В отважных и смелых бойцах я всегда выделял одну характерную черту высокую дисциплинированность. Ни в какой ситуации такие люди не пасовали, не оставляли в беде товарищей. Казалось, сама смерть их остерегается. Во всяком случае, в этом меня убеждали многие факты.
Как-то я с группой командиров возвращался с плацдарма. Попали под жестокую бомбежку. Когда налет закончился, я увидел вокруг себя страшную картину: земля была искорежена, от стоявшего неподалеку строения не осталось и следа. Рядом с нами двое бойцов руками разгребали землю.
- Что вы там ищете? - спросили мы их.
- Да вот товарища в окопе завалило...
Откопали они друга. Это был боец Черных. Дали ему глоток воды, отогрели и через несколько часов едва-едва отошедший от потрясения красноармеец снова пошел в бой.
Алексей Семенович Черных после этого еще дважды считался погибшим. Но назло всем смертям он выплывал из бурлящей от разрывов Невы, выбирался из заваленной фашистским танком траншеи. Ходил опять в атаки, яростно мстил гитлеровцам. Дошел до Берлина. И, уже штурмуя фашистское логово, 1 мая еще раз был серьезно ранен. Встречаюсь я с ним и диву даюсь: сколько же жизненной силы заключено в этом человечище, если он после таких испытаний остается неугомонным, работящим, вездесущим. Ну скажите мне после этого, на что рассчитывали генералы фюрера, когда затевали войну с такими сильными и несгибаемыми бойцами, как Алексей Семенович Черных?
Героями в боях на Невском пятачке становились люди самые обыкновенные. Их не выделяли среди других ни богатырский рост, ни какие-то особые заслуги. Порой совсем юные, не успевшие получить военного образования бойцы стояли насмерть, преграждая путь фашистским воякам.
На пятачке из уст в уста передавалась легенда об экипаже тридцатьчетверки, состоявшем из курсантов танкового училища В. Логинова, И. Юденко и К. Котова.

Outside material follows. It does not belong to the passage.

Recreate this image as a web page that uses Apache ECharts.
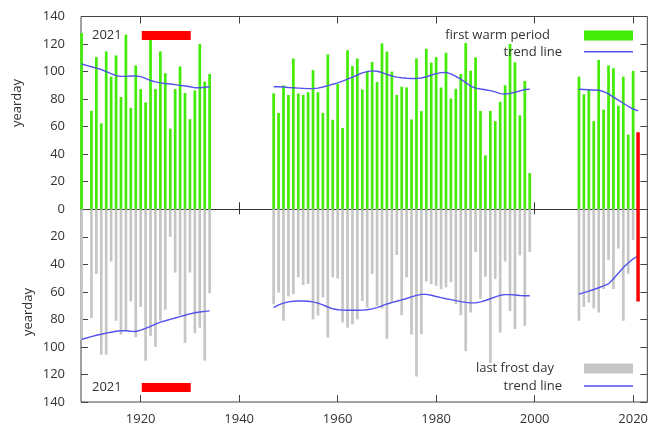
<!DOCTYPE html>
<html><head><meta charset="utf-8">
<script src="https://cdn.jsdelivr.net/npm/echarts@6/dist/echarts.min.js"></script>
<style>html,body{margin:0;padding:0;background:#fff}#c{width:651px;height:430px}</style>
</head><body><div id="c"></div>
<script>
// ---- data ----
const xTickYears = [1920, 1940, 1960, 1980, 2000, 2020];
const startA = 1908, startB = 1947, startC = 2009;

// first warm period (yearday), null = no data
const warmA = [128, null, 71.5, 110.5, 62.4, 114.6, 96.3, 111.7, 81.5, 126.8, 73.7, 104.4, 87.3, 77.6, 124.4, 87.3, 114.6, 98.8, 58.5, 87.3, 103.7, 84.4, 65.4, 86.3, 120, 92.7, 98.3];
const warmB = [84.2, 70, 90, 83, 109.5, 84, 83, 85, 101, 85,
               70, 112.5, 65, 91, 59, 115.5, 104, 109.5, 87, 100.5,
               107, 92.5, 120.5, 114.5, 100, 83, 89, 88.5, 65.3, 109.6,
               71.3, 116.5, 106.5, 110.5, 88.4, 113.7, 80.4, 87.5, 98.2, 120.7,
               100.6, 110.3, 71.4, 39.2, 71.4, 64, 78, 90.1, 120.1, 106.7,
               68.2, 93.2, 26.3];
const warmC = [96.3, 83.5, 86.7, 64, 108.5, 72.3, 104.5, 102.4, 75.2, 96.3, 54.2, 100.5];

// last frost day (yearday)
const frostA = [95, null, 79, 47, 105.6, 105.6, 38, 81, 91, 88, 67, 93, 71, 110, 92, 100, 81, 73, 20, 46, 77, 97, 46, 90, 86, 110, 61];
const frostB = [69, 60.5, 81, 63.3, 61.6, 49.4, 55, 54.2, 80, 77.2,
                64, 93.2, 49.4, 50.3, 82.2, 86, 83.6, 80, 66.6, 71.5,
                47, 70.2, 72.2, 94, 67.8, 33.2, 77, 49.5, 91, 121.5,
                90.8, 52.5, 54.3, 55.6, 58, 56.7, 53, 69, 77, 103,
                75, 31, 65, 49, 111.6, 50.6, 89.7, 38, 74, 87,
                33.5, 84.7, 31];
const frostC = [81, 71, 67.8, 72, 75, 58, 37, 58, 28.6, 81, 46.8, 22.4];

// trend lines
const trendWarmA = [105.5, 104.5, 103.5, 102.5, 101.5, 100, 98.5, 97, 96.5, 96.5, 96.8, 96.8, 96.3, 95, 93.5, 92.5, 91.8, 91.3, 91, 90.5, 90, 89.5, 89, 88.3, 88.3, 88.6, 89];
const trendWarmB = [89, 89, 88.8, 88.4, 88.2, 88, 87.8, 87.6, 87.6, 88,
                    88.8, 89.8, 90.8, 91.8, 93, 94.5, 96, 97.5, 99, 100,
                    100.5, 100.2, 99.3, 98, 96.8, 96, 95.5, 95.2, 95, 95,
                    95.3, 96.2, 97.5, 98.5, 99.2, 99.3, 98.3, 96.5, 94.5, 92,
                    89.5, 88, 87.3, 86.8, 86.2, 85.2, 84, 83.7, 84.2, 85,
                    86, 87, 87.2];
const trendWarmC = [87.2, 87, 86.8, 86.6, 86.4, 85.5, 83.8, 81.5, 79.2, 77, 74.8, 72.8, 71.5];

const trendFrostA = [94.5, 93.5, 92.5, 91.5, 90.8, 90, 89.3, 88.6, 88.3, 88.2, 88.6, 88.8, 87.8, 86.5, 85, 83.5, 82, 81, 80, 79, 78, 77, 76, 75.2, 74.6, 74.2, 73.8];
const trendFrostB = [71.5, 69.5, 68.2, 67.3, 66.8, 66.6, 66.6, 66.8, 67.3, 68.2,
                     69.5, 71, 72.3, 73, 73.3, 73.4, 73.4, 73.4, 73.3, 73,
                     72.4, 71.5, 70.2, 68.8, 67.8, 66.8, 65.8, 64.8, 63.7, 62.6,
                     61.8, 61.8, 62.5, 63.4, 64.2, 65, 65.6, 66.4, 67.1, 67.6,
                     68, 68, 67.3, 66.3, 65, 63.6, 62.5, 62, 62, 62.3,
                     62.6, 62.8, 62.8];
const trendFrostC = [61.6, 60.6, 59.5, 58.3, 57, 55.7, 54.2, 50.5, 46.5, 42.3, 39, 36, 34];

// 2021 highlight
const year2021 = 2021;
const warm2021 = 56;
const frost2021 = 67;

// ---- build ----
const FONT = '"Open Sans", sans-serif';
const TXT = '#333';
const GREEN = '#42ec06', GRAY = '#c6c6c6', BLUE = '#5252ee', RED = '#ff0000';

function barPairs(segs, sign) {
  const out = [];
  segs.forEach(([start, vals]) => vals.forEach((v, i) => { if (v != null) out.push([start + i, sign * v]); }));
  return out;
}
function linePairs(segs, sign) {
  const out = [];
  segs.forEach(([start, vals], k) => {
    if (k > 0) out.push([start - 0.5, '-']);
    vals.forEach((v, i) => out.push([start + i, sign * v]));
  });
  return out;
}

const xMin = 1907.88, xMax = 2022.88;
const baseX = { type: 'value', min: xMin, max: xMax, splitLine: { show: false } };
const legendText = (pad) => ({ color: TXT, fontSize: 13, fontFamily: FONT, padding: [0, pad, 0, 0] });

const option = {
  animation: false,
  backgroundColor: '#fff',
  textStyle: { fontFamily: FONT },
  grid: { left: 81, right: -2, top: 16.5, bottom: 28, show: true, borderColor: '#444', borderWidth: 1, containLabel: false },
  xAxis: [
    Object.assign({}, baseX, { position: 'bottom', axisLine: { show: false, onZero: false },
      axisTick: { inside: true, length: 7, customValues: xTickYears, lineStyle: { color: '#444' } },
      axisLabel: { customValues: xTickYears, formatter: v => String(v), color: TXT, fontSize: 13, fontFamily: FONT, margin: 11 } }),
    Object.assign({}, baseX, { position: 'top', axisLine: { show: false, onZero: false },
      axisTick: { inside: true, length: 7, customValues: xTickYears, lineStyle: { color: '#444' } },
      axisLabel: { show: false } }),
    Object.assign({}, baseX, { position: 'bottom', axisLine: { show: true, onZero: true, onZeroAxisIndex: 0, lineStyle: { color: '#333', width: 1 } },
      axisTick: { inside: true, length: 7, customValues: xTickYears, lineStyle: { color: '#333' } },
      axisLabel: { show: false } }),
    Object.assign({}, baseX, { position: 'bottom', axisLine: { show: true, onZero: true, onZeroAxisIndex: 0, lineStyle: { color: '#333', width: 1 } },
      axisTick: { inside: false, length: 5, customValues: xTickYears, lineStyle: { color: '#333' } },
      axisLabel: { show: false } })
  ],
  yAxis: [
    { type: 'value', position: 'left', min: -140, max: 140, interval: 20,
      axisLine: { show: false }, splitLine: { show: false },
      axisTick: { inside: true, length: 7, lineStyle: { color: '#444' } },
      axisLabel: { formatter: v => String(Math.abs(v)), color: TXT, fontSize: 13, fontFamily: FONT, margin: 16 } },
    { type: 'value', position: 'right', min: -140, max: 140, interval: 20,
      axisLine: { show: false }, splitLine: { show: false },
      axisTick: { inside: true, length: 7, lineStyle: { color: '#444' } },
      axisLabel: { show: false } }
  ],
  legend: [
    { data: [{ name: '2021', icon: 'rect' }], left: 92, top: 29, padding: 0, align: 'right', itemWidth: 49, itemHeight: 9, selectedMode: false,
      textStyle: legendText(15) },
    { data: [{ name: '2021', icon: 'rect' }], left: 92, top: 381, padding: 0, align: 'right', itemWidth: 49, itemHeight: 9, selectedMode: false,
      textStyle: legendText(15) },
    { data: [{ name: 'first warm period', icon: 'rect' }], right: 18, top: 29, padding: 0, align: 'right', itemWidth: 49, itemHeight: 10, selectedMode: false,
      textStyle: legendText(29) },
    { data: [{ name: 'trend line', icon: 'rect' }], right: 18, top: 45.3, padding: 0, align: 'right', itemWidth: 49, itemHeight: 1.5, selectedMode: false,
      itemStyle: { color: BLUE }, textStyle: legendText(17) },
    { data: [{ name: 'last frost day', icon: 'rect' }], right: 18, top: 362, padding: 0, align: 'right', itemWidth: 49, itemHeight: 10, selectedMode: false,
      textStyle: legendText(25) },
    { data: [{ name: 'trend line', icon: 'rect' }], right: 18, top: 379.5, padding: 0, align: 'right', itemWidth: 49, itemHeight: 1.5, selectedMode: false,
      itemStyle: { color: BLUE }, textStyle: legendText(17) }
  ],
  graphic: [
    { type: 'text', x: 17, y: 103, rotation: Math.PI / 2, style: { text: 'yearday', font: '13px ' + FONT, fill: TXT, align: 'center', verticalAlign: 'middle' } },
    { type: 'text', x: 28, y: 312, rotation: Math.PI / 2, style: { text: 'yearday', font: '13px ' + FONT, fill: TXT, align: 'center', verticalAlign: 'middle' } }
  ],
  series: [
    { name: 'first warm period', type: 'bar', stack: 'a', xAxisIndex: 0, yAxisIndex: 0, barWidth: 2.7,
      itemStyle: { color: GREEN }, data: barPairs([[startA, warmA], [startB, warmB], [startC, warmC]], 1) },
    { name: 'last frost day', type: 'bar', stack: 'a', xAxisIndex: 0, yAxisIndex: 0, barWidth: 2.7,
      itemStyle: { color: GRAY }, data: barPairs([[startA, frostA], [startB, frostB], [startC, frostC]], -1) },
    { name: 'trend line', type: 'line', xAxisIndex: 0, yAxisIndex: 0, symbol: 'none', showSymbol: false, connectNulls: false,
      lineStyle: { color: BLUE, width: 1.4 }, itemStyle: { color: BLUE }, z: 5,
      data: linePairs([[startA, trendWarmA], [startB, trendWarmB], [startC, trendWarmC]], 1) },
    { name: 'trend line', type: 'line', xAxisIndex: 0, yAxisIndex: 0, symbol: 'none', showSymbol: false, connectNulls: false,
      lineStyle: { color: BLUE, width: 1.4 }, itemStyle: { color: BLUE }, z: 5,
      data: linePairs([[startA, trendFrostA], [startB, trendFrostB], [startC, trendFrostC]], -1) },
    { name: '2021', type: 'line', xAxisIndex: 0, yAxisIndex: 0, symbol: 'none', showSymbol: false, color: RED,
      lineStyle: { color: RED, width: 3.5, cap: 'butt' }, itemStyle: { color: RED }, z: 6,
      data: [[year2021, warm2021], [year2021, -frost2021]] }
  ]
};

const chart = echarts.init(document.getElementById('c'), null, { renderer: 'canvas' });
chart.setOption(option);
</script>
</body></html>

Танкисты первыми ворвались на позиции фашистов. И. тут сильный взрыв подбросил боевую машину. На некоторое время воинов оглушило. Когда они пришли в себя, осмотрелись, то поняли, что атака захлебнулась. Не видно было наших танков, пехоты - отошли. А их машина стала неподвижной.
Гитлеровцы решили пленить экипаж. Но только приблизились к танку, как попали под губительный огонь пулемета. И так было еще несколько раз.
С наступлением темноты Логинов и Юденко вылезли из машины и внимательно осмотрели ее. Фашистская мина повредила взрывом ходовую часть с левой стороны и разорвала правую гусеницу.
Состоялось короткое совещание уже внутри танка. Было два предложения. Прикрываясь темнотой, можно уйти к своим вместе с раненым Котовым. Но останется танк. А он стоял очень выгодно, держа под прицельным огнем огневые точки, блиндаж фашистов. И если наши повторят атаку, то тогда танкисты окажут им большую помощь.
Ни ночью, ни весь следующий день нашей атаки не последовало. Фашисты не донимали атаками. А экипаж продолжал бороться. Танкисты зорко всматривались в передний край противника, засекали его орудия, готовили данные для стрельбы.